Guaranty Trust Holding Company Plc (GTCO) has started the 2026 financial year on a strong footing, posting a Profit Before Tax of ₦302.9 billion for the first quarter ended March 31, 2026.
The performance reflects steady momentum across the Group’s core banking operations, supported by growth in key income lines and continued balance sheet expansion across its diversified financial services ecosystem.
According to its unaudited consolidated and separate financial statements submitted to the Nigerian Exchange Group (NGX) and the London Stock Exchange (LSE), GTCO delivered broad-based earnings growth driven by its core business lines and improving operational efficiency.
Core Banking Growth Drives Earnings Performance
Interest income grew by 17.5% year-on-year, while fee income rose by 7.1% over the same period, forming the backbone of the Group’s Q1 performance.
This growth was supported by modest expansion in the loan book, which increased from ₦3.13 trillion in December 2025 to ₦3.17 trillion in March 2026. The Group noted that this was achieved alongside disciplined risk management and selective credit expansion.
Deposits and Balance Sheet Show Steady Expansion
Customer confidence remained strong during the period, with deposit liabilities rising from ₦12.87 trillion to ₦13.69 trillion.
Total assets closed the quarter at ₦18.7 trillion, while shareholders’ funds stood at ₦3.6 trillion, reinforcing GTCO’s position as one of the most strongly capitalised financial institutions in its operating markets.
The Group’s Capital Adequacy Ratio (CAR) remained robust at 39.5%, reflecting a significant buffer above regulatory requirements and highlighting its resilience in a dynamic macroeconomic environment.
Risk Indicators Improve Across Key Metrics
Asset quality showed further improvement during the period, with IFRS 9 Stage 3 loans declining to 4.4% in Q1 2026, compared to 5.0% in December 2025.
Cost of Risk also improved significantly, dropping to 0.2% from 2.2% in the previous period. This reflects tighter credit controls, improved recoveries, and a more stable risk environment across the Group’s loan portfolio.
Beyond Banking: Ecosystem Strategy Gains Ground
Beyond traditional banking operations, GTCO continues to strengthen its diversified financial services ecosystem, which includes payments, pension management, and asset management businesses.
The Group said these non-banking verticals are increasingly contributing to its overall earnings mix, as it continues to position itself as a fully integrated financial services institution rather than a conventional bank.
This ecosystem strategy remains central to GTCO’s long-term growth outlook, particularly as it expands its digital and technology-driven financial solutions across its markets.
Strong Ratios Reinforce Financial Stability
GTCO maintained strong profitability and efficiency metrics during the quarter, reflecting disciplined execution and operational strength.
Key performance indicators include a Pre-Tax Return on Equity (ROAE) of 34.4%, Pre-Tax Return on Assets (ROAA) of 6.6%, and a Cost-to-Income ratio of 31.5%.

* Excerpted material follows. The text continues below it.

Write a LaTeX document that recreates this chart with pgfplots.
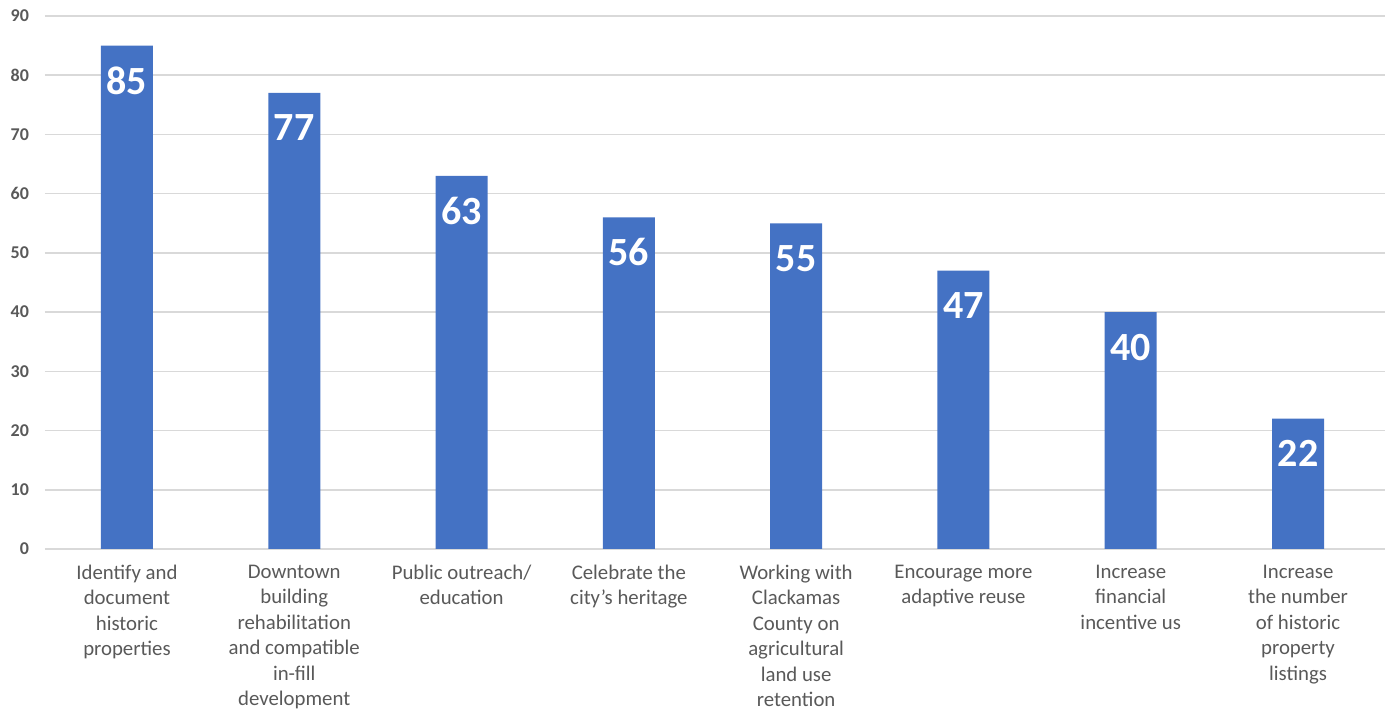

These figures place the Group among the top performers in the Nigerian financial services industry in terms of profitability, capital efficiency, and operational discipline.
Management Signals Continued Growth Path
Commenting on the results, Group Chief Executive Officer, Mr. Segun Agbaje, described the quarter as a “defining shift” in the quality and composition of earnings, noting stronger contributions from core banking operations and growing momentum from ecosystem businesses.
He explained that the Group’s focus remains on deepening customer relationships, scaling its non-banking businesses, and leveraging technology to deliver more efficient and intuitive financial solutions.
“Our Q1 2026 results mark a defining shift in the quality and composition of our earnings, with strong underlying performance across our core banking operations and increasing contribution from our ecosystem businesses,” he said.
He further noted that significant opportunities exist across payments, wealth management, and banking across Nigeria and other African markets, where the Group continues to expand its footprint.
“We are deliberately positioning the Group to capture these opportunities while sustaining strong, long-term value creation,” he added.
Outlook
With strong capital buffers, improving asset quality, and a growing contribution from its wider financial ecosystem, GTCO begins the 2026 financial year on a solid and resilient footing.
This performance also follows renewed shareholder confidence in the Group, after investors recently commended its record dividend payout for the 2025 financial year, which underscored its consistent return strategy.
More on that can be found here: GTCO shareholders laud highest dividend payout for 2025 financial year.
The Group’s performance reflects sustained earnings momentum, disciplined risk management, and a strategic push toward diversified financial services growth across its key markets.